**WORK INSTRUCTIONS:** Find how many lines contain "script" and state only that number.

[Rows from a dataset of charts and code]
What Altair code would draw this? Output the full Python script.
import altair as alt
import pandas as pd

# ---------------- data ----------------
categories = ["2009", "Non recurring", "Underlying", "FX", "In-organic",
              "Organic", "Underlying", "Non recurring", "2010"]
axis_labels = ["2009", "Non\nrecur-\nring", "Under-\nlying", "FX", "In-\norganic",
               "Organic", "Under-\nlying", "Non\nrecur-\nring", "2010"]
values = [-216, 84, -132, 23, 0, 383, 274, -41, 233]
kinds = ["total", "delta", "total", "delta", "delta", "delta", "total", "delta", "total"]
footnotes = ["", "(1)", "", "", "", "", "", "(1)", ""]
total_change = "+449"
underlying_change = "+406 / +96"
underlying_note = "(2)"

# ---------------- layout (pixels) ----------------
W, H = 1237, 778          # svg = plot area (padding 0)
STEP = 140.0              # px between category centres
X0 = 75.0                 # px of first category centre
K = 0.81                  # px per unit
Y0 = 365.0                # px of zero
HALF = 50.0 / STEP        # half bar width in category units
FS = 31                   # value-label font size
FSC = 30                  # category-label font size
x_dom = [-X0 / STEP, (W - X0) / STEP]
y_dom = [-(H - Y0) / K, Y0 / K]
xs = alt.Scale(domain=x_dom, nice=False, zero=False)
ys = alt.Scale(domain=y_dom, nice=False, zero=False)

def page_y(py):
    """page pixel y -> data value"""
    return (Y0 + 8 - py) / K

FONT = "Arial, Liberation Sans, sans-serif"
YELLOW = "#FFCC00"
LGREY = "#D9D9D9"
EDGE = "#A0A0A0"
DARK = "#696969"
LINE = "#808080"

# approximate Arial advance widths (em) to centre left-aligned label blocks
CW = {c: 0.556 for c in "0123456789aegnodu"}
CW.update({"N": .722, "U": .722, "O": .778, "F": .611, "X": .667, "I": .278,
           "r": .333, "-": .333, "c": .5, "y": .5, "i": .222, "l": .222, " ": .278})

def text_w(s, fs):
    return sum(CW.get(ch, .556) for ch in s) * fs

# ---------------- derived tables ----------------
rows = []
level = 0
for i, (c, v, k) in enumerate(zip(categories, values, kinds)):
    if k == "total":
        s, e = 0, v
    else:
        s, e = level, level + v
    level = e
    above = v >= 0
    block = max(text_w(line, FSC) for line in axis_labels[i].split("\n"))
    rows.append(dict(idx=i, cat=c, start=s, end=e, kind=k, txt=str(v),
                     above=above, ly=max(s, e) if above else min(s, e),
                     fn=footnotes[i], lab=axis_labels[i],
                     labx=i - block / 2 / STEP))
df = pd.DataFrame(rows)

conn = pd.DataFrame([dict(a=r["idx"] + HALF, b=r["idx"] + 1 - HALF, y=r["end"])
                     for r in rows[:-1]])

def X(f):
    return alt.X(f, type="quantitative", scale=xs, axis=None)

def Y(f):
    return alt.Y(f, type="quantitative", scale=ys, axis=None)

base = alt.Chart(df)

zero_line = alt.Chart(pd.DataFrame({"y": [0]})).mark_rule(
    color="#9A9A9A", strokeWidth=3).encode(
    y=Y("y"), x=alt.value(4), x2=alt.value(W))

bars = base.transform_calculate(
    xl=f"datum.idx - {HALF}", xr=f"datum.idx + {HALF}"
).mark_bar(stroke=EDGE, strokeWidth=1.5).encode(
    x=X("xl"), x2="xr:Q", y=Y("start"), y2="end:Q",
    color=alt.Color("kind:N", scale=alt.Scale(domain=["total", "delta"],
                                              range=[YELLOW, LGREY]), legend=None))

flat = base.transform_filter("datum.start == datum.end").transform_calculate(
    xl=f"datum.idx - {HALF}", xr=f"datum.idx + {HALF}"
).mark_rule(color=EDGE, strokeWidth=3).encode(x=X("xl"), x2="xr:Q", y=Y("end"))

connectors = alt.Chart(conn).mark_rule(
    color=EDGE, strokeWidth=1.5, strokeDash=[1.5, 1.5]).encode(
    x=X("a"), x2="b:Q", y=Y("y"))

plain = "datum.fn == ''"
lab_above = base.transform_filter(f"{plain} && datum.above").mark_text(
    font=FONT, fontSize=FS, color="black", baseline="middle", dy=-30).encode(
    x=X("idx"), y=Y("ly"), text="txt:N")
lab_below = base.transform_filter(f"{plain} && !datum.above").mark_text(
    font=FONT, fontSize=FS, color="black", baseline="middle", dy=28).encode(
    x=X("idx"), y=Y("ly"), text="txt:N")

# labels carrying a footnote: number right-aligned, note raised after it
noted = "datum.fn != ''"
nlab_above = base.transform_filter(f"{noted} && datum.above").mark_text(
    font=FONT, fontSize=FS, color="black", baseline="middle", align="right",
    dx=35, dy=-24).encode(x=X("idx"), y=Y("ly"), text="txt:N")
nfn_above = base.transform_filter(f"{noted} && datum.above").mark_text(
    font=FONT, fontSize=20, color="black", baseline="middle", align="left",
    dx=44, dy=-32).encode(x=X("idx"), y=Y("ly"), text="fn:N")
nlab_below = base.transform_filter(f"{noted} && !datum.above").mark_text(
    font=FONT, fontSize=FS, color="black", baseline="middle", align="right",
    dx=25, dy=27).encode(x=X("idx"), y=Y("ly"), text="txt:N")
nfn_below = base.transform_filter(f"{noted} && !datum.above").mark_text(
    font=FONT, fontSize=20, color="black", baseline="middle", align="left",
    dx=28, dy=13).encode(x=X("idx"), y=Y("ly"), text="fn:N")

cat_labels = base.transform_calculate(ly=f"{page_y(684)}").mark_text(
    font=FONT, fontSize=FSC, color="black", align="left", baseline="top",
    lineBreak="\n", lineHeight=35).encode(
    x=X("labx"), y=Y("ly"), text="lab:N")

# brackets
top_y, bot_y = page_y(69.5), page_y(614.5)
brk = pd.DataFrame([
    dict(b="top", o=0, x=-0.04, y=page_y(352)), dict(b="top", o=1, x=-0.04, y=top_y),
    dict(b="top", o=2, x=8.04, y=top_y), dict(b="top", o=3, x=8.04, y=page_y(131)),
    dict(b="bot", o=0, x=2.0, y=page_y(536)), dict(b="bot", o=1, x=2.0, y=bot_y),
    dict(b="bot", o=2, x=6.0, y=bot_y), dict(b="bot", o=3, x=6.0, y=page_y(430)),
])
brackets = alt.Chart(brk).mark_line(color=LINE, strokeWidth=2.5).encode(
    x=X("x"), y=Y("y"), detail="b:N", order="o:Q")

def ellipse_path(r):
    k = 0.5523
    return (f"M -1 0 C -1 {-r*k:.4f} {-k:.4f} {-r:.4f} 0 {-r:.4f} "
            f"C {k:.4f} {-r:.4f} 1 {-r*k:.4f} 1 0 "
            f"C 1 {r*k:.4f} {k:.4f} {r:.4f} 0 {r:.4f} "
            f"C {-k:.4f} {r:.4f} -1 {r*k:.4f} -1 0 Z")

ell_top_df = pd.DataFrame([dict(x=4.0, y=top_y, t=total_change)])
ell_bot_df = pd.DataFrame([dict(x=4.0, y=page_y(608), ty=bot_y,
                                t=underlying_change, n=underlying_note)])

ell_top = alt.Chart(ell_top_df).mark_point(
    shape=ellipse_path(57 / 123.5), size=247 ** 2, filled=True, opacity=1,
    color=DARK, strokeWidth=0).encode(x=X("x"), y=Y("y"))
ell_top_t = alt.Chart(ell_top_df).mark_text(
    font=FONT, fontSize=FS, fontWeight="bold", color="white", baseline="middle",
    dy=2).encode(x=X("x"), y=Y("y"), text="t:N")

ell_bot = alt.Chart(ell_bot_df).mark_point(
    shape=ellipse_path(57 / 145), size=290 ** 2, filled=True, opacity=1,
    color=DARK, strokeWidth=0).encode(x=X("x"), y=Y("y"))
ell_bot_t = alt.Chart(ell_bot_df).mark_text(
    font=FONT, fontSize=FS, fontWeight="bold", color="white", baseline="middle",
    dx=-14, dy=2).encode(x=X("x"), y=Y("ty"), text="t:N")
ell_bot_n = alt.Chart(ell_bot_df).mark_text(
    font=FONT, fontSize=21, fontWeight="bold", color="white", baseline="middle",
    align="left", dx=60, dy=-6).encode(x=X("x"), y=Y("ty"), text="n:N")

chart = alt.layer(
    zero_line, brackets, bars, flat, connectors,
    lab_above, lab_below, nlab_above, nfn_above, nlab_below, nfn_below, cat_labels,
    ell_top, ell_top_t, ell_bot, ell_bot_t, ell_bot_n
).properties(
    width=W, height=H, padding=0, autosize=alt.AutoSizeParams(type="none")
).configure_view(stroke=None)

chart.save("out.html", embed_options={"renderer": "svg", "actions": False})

* * *

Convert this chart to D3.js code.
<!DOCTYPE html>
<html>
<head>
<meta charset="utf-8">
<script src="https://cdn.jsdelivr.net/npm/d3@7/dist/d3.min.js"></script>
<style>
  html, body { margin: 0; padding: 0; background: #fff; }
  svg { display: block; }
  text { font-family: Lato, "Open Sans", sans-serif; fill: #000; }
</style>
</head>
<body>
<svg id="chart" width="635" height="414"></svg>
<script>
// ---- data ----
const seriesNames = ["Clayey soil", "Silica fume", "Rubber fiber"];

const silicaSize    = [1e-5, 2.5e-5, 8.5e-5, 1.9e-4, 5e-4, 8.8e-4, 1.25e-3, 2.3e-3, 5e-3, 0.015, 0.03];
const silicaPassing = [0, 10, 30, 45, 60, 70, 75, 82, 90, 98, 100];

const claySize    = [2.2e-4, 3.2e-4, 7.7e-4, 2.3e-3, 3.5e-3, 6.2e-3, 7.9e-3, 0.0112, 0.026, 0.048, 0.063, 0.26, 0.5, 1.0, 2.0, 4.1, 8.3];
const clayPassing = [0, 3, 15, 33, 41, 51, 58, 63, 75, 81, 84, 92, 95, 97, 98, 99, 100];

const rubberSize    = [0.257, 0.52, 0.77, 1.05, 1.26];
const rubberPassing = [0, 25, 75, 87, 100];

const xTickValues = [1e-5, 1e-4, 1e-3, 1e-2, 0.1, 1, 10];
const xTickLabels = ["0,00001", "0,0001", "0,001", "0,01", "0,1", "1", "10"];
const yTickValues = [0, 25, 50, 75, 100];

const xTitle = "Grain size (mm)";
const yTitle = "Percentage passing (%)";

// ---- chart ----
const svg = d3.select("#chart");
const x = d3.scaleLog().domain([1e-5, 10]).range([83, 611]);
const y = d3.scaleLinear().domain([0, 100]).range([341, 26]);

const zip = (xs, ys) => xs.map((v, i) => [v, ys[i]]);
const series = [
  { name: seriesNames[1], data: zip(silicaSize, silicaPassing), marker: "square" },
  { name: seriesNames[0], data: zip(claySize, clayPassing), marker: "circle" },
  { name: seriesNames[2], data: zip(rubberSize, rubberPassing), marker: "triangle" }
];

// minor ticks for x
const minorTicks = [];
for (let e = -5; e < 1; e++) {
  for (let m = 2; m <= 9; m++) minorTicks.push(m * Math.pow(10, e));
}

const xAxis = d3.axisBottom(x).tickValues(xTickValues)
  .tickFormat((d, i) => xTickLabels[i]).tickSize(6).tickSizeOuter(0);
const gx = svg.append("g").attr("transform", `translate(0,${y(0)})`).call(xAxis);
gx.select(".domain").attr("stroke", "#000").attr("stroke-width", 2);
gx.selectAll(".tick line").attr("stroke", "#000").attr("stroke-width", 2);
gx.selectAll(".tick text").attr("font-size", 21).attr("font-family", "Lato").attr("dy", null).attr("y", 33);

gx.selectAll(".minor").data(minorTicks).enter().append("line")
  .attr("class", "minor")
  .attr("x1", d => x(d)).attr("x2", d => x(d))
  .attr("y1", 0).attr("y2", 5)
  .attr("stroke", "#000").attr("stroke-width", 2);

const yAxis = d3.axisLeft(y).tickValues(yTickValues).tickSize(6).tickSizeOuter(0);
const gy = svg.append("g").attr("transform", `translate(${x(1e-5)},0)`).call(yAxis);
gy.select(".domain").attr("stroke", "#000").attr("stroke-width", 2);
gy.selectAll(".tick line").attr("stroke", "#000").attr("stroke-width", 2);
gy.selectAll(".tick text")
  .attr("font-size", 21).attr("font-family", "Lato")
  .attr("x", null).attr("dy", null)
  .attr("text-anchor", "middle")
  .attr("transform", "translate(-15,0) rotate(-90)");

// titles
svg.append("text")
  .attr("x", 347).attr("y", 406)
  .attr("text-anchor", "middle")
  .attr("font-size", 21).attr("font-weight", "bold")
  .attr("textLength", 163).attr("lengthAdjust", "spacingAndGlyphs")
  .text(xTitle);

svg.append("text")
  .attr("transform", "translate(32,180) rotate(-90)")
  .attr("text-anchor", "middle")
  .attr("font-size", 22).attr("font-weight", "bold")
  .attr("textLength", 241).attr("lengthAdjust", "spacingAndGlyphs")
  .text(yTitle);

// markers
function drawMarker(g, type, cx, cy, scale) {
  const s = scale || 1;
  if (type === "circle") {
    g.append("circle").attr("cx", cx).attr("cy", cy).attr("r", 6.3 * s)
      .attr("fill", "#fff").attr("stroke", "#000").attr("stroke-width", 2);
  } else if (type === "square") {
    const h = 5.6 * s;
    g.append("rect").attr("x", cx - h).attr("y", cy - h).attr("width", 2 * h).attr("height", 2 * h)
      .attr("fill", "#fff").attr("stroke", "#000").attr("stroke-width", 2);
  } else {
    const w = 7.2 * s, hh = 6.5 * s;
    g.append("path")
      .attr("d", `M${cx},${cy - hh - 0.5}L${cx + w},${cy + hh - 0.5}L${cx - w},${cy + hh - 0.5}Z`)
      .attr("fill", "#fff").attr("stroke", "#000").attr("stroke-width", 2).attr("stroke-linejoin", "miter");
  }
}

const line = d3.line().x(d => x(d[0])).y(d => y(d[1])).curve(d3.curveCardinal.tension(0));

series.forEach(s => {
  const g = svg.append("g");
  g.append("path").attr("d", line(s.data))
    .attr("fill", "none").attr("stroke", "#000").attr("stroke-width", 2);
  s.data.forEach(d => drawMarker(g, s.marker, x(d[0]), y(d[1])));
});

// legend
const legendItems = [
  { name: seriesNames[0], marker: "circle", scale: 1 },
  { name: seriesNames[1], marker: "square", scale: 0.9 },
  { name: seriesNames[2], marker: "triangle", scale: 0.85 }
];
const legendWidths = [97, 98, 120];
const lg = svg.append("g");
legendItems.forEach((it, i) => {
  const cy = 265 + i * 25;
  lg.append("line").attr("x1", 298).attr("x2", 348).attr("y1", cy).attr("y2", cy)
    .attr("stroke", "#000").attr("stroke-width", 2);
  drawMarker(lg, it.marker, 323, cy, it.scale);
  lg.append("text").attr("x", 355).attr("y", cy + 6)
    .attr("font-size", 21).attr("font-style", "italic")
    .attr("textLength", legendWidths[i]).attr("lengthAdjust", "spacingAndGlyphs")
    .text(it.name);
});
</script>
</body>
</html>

...

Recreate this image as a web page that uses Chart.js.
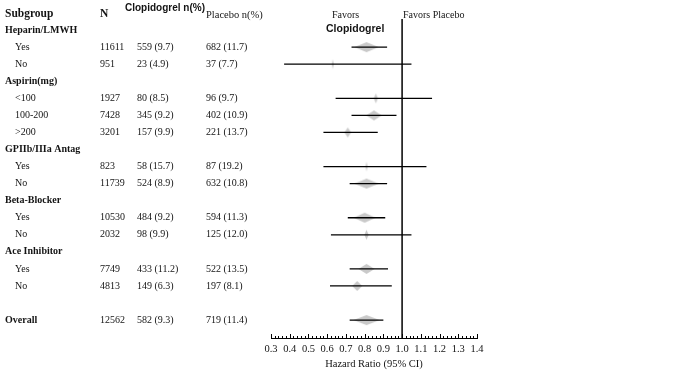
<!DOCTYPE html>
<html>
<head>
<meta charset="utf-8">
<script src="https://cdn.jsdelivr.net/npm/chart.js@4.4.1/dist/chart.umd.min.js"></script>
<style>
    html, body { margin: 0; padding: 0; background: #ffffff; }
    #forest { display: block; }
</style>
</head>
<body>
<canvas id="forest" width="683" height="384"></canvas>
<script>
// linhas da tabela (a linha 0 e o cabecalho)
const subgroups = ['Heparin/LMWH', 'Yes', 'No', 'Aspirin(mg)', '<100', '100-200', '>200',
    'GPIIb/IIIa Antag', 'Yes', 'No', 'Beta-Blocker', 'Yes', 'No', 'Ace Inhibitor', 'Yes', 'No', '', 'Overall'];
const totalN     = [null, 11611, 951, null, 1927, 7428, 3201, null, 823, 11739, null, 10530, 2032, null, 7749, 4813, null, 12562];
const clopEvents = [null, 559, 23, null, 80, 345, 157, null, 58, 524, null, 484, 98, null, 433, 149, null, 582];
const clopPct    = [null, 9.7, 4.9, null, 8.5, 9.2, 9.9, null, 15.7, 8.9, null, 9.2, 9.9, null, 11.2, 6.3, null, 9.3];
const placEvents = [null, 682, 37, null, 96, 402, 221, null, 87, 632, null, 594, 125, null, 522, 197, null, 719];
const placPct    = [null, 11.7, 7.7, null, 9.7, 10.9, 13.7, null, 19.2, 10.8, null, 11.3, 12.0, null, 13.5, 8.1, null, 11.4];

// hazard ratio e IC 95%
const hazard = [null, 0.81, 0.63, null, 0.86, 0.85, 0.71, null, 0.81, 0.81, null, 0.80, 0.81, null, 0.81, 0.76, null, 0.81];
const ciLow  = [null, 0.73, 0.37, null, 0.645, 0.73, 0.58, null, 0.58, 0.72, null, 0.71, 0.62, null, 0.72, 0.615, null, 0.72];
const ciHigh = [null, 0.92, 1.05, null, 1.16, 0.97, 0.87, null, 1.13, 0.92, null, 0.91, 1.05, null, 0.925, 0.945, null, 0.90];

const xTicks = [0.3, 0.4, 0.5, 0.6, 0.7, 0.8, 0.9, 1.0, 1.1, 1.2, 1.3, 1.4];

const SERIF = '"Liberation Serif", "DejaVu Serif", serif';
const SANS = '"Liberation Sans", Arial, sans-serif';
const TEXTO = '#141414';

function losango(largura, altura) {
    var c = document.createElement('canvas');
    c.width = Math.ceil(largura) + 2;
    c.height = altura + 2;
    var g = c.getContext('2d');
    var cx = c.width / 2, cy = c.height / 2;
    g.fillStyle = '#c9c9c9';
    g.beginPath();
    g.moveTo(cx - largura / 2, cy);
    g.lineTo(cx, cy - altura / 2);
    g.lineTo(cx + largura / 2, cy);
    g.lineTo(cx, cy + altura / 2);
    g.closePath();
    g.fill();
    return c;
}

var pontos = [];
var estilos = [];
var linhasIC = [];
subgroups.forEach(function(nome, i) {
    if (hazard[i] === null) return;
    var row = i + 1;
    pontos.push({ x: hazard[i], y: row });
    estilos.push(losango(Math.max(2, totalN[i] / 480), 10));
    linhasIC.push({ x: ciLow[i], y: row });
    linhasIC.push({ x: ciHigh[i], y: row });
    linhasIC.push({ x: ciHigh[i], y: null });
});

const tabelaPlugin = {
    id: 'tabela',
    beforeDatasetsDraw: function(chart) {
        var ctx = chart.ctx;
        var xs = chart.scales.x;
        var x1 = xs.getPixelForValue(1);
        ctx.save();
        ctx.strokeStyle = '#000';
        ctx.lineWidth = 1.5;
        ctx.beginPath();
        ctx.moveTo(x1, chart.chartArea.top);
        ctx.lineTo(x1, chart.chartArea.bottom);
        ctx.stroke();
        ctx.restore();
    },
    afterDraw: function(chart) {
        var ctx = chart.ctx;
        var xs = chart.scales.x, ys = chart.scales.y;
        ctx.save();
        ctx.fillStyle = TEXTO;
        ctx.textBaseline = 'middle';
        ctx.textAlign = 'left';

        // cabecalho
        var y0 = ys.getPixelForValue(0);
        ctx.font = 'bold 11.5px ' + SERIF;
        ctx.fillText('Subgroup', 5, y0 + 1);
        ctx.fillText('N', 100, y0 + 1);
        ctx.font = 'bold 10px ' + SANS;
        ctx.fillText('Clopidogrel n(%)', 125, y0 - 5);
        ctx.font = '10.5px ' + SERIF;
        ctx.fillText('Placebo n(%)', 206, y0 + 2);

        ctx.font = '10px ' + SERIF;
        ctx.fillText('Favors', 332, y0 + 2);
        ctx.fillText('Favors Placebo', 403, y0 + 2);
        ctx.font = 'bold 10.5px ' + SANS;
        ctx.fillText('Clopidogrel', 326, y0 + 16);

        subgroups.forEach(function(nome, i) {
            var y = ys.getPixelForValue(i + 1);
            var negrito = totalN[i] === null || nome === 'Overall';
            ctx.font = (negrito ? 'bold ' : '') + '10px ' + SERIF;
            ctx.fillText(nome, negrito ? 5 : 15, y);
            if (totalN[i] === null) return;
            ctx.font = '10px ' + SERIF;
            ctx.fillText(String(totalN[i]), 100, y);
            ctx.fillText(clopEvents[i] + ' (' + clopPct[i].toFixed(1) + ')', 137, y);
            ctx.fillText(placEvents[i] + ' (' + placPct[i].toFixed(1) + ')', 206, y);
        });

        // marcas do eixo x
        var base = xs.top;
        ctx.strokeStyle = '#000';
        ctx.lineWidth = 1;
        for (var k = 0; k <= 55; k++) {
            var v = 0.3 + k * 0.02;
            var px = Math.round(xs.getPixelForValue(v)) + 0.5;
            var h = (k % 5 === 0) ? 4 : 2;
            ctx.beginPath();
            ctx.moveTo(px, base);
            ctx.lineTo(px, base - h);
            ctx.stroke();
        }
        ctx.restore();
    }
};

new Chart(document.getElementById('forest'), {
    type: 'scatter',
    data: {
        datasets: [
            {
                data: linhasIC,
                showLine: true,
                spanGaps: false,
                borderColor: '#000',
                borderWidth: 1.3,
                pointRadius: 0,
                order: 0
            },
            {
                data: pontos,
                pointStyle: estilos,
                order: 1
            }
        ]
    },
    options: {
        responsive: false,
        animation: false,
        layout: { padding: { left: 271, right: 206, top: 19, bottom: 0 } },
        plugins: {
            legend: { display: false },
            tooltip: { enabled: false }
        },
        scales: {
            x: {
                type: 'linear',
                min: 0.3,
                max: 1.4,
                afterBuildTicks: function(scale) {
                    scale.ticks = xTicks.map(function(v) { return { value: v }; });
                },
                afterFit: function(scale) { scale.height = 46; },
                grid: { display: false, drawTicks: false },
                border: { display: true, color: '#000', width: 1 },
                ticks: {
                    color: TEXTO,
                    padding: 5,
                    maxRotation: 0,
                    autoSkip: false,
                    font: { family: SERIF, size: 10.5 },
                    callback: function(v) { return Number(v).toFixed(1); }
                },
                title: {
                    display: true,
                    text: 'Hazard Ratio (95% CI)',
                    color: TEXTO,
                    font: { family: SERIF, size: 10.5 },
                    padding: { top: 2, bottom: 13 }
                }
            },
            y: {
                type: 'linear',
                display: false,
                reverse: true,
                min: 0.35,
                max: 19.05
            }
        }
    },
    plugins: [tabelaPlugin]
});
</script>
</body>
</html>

**ANSWER IN FULL:** 7